How does worship relate to culture? How is worship in culture, but not of it? The Lutheran World Federation’s Study Team on Worship Culture met in Nairobi in January of 1996 and produced the Nairobi Statement on Worship and Culture. The statement presents four central principles—succinct but subtle, clear but challenging—of the relationship between worship and culture:

ONE. Worship is transcultural.

Worship has certain dynamics that are beyond culture. 

All worship should have some universal elements (prayer, baptism). Often difficult to discern core things from cultural things.

TWO. Worship is contextual.

Worship reflects local patterns of speech, dress, and other cultural characteristics.

In-Culturated: must be somewhat contextualized and relevant to local culture.

THREE. Worship is counter-cultural.

Worship resists the idolatries of a given culture. 

Must be somewhat challenging to local culture.

FOUR. Worship is cross-cultural.

Worship reflects the fact that the body of Christ transcends time and space. 
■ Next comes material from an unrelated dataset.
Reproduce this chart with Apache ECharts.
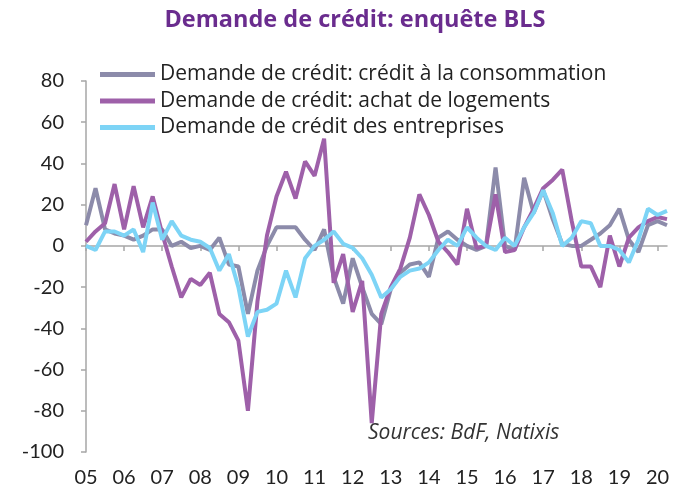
<!DOCTYPE html>
<html>
<head>
<meta charset="utf-8">
<script src="https://cdn.jsdelivr.net/npm/echarts@6/dist/echarts.min.js"></script>
<style>
html,body{margin:0;padding:0;background:#fff;}
#chart{width:675px;height:496px;}
</style>
</head>
<body>
<div id="chart"></div>
<script>
// Quarterly, 2005Q1 .. 2020Q2
const years = ['05','06','07','08','09','10','11','12','13','14','15','16','17','18','19','20'];
const categories = [];
for (let y = 0; y < years.length; y++) {
  for (let q = 1; q <= 4; q++) categories.push(years[y] + 'Q' + q);
}
categories.length = 62;

const nameConso = 'Demande de crédit: crédit à la consommation';
const nameLogement = 'Demande de crédit: achat de logements';
const nameEntreprises = 'Demande de crédit des entreprises';

const conso = [10, 28, 8, 6, 5, 3, 5, 8, 8, 0, 2, -1, 0, -2, 4, -9, -10, -33, -12, 0,
  9, 9, 9, 3, -2, 8, -15, -28, -6, -20, -33, -38, -21, -13, -9, -8, -15, 4, 7, 3,
  0, -2, 0, 38, 0, -2, 33, 16, 27, 13, 1, 0, 0, 3, 6, 10, 18, 3, -3, 10, 12, 10];

const logement = [2, 7, 11, 30, 8, 29, 9, 24, 6, -10, -25, -16, -19, -13, -33, -37, -46, -80, -27, 5,
  24, 36, 23, 41, 34, 52, -18, -4, -32, -17, -86, -33, -20, -11, 4, 25, 15, 2, -3, -9,
  18, -1, 0, 25, -3, -2, 9, 18, 28, 32, 37, 12, -10, -10, -20, 5, -10, 4, 9, 12, 14, 13];

const entreprises = [0, -2, 7, 7, 5, 8, -3, 21, 3, 12, 5, 3, 2, -1, -12, -4, -20, -44, -32, -31,
  -28, -12, -25, -6, 0, 3, 7, 1, -1, -6, -14, -25, -21, -15, -12, -11, -8, -2, 3, 0,
  9, 4, 0, -2, 4, 0, 9, 16, 27, 16, 0, 4, 12, 11, 0, 0, -2, -8, 3, 18, 15, 17];

const yTicks = [-100, -80, -60, -40, -20, 0, 20, 40, 60, 80];

const FONT = '"Open Sans"';
const NUMFONT = 'Lato';
const chart = echarts.init(document.getElementById('chart'), null, {renderer: 'canvas'});

const option = {
  animation: false,
  backgroundColor: '#ffffff',
  graphic: [
    {type: 'text', x: 355, y: 8,
     style: {text: 'Demande de crédit: enquête BLS', fill: '#6A2C8E', font: 'bold 23.5px ' + FONT, align: 'center'}},
    {type: 'text', left: 368, top: 423,
     style: {text: 'Sources: BdF, Natixis', fill: '#333', font: 'italic 21px ' + FONT}}
  ],
  legend: {
    orient: 'vertical', left: 95, top: 59,
    itemWidth: 55, itemHeight: 5, itemGap: 5.5, icon: 'rect',
    textStyle: {fontFamily: FONT, fontSize: 21, color: '#222', lineHeight: 21},
    data: [nameConso, nameLogement, nameEntreprises]
  },
  grid: {left: 86, right: 8, top: 81, bottom: 44, containLabel: false},
  xAxis: [
    {type: 'category', data: categories, boundaryGap: false,
     axisLine: {onZero: true, lineStyle: {color: '#A6A6A6', width: 1.5}},
     axisTick: {show: true, interval: 3, length: 5, lineStyle: {color: '#A6A6A6', width: 1.5}},
     axisLabel: {show: false}, splitLine: {show: false}},
    {type: 'category', data: categories, boundaryGap: false, position: 'bottom',
     axisLine: {show: false}, axisTick: {show: false}, splitLine: {show: false},
     axisLabel: {show: true, interval: 3, margin: 16, fontFamily: NUMFONT, fontSize: 20, color: '#222',
       formatter: v => v.slice(0, 2)}}
  ],
  yAxis: {
    type: 'value', min: -100, max: 80, interval: 20,
    axisLine: {show: true, lineStyle: {color: '#A6A6A6', width: 1.5}},
    axisTick: {show: true, length: 5, lineStyle: {color: '#A6A6A6', width: 1.5}},
    splitLine: {show: false},
    axisLabel: {margin: 22, fontFamily: NUMFONT, fontSize: 20, color: '#222'}
  },
  series: [
    {name: nameConso, type: 'line', data: conso, symbol: 'none', xAxisIndex: 0,
     lineStyle: {color: '#8C8BAA', width: 4}, itemStyle: {color: '#8C8BAA'}},
    {name: nameLogement, type: 'line', data: logement, symbol: 'none', xAxisIndex: 0,
     lineStyle: {color: '#9E60A9', width: 4}, itemStyle: {color: '#9E60A9'}},
    {name: nameEntreprises, type: 'line', data: entreprises, symbol: 'none', xAxisIndex: 0,
     lineStyle: {color: '#7DD4F6', width: 4}, itemStyle: {color: '#7DD4F6'}}
  ]
};
chart.setOption(option);
</script>
</body>
</html>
Must be connected to church in all times and places. Beware cultural arrogance.

We have found that the most meaningful worship—and the wisest worshiping community—does not just choose one of these four as its defining principle, but instead is invigorated by the truth of all four.

Note how this statement nuances the model of being “in but not of” culture, and calls us to a more sophisticated understanding of worship’s relationship to culture.

We encourage worshipers and worship leaders to reflect on it as they consider the context and challenges of their culture, and answer God’s call to worship within it and minister to it.

The complete text of the Nairobi Statement is posted on the website of the Calvin Institute for Christian Worship.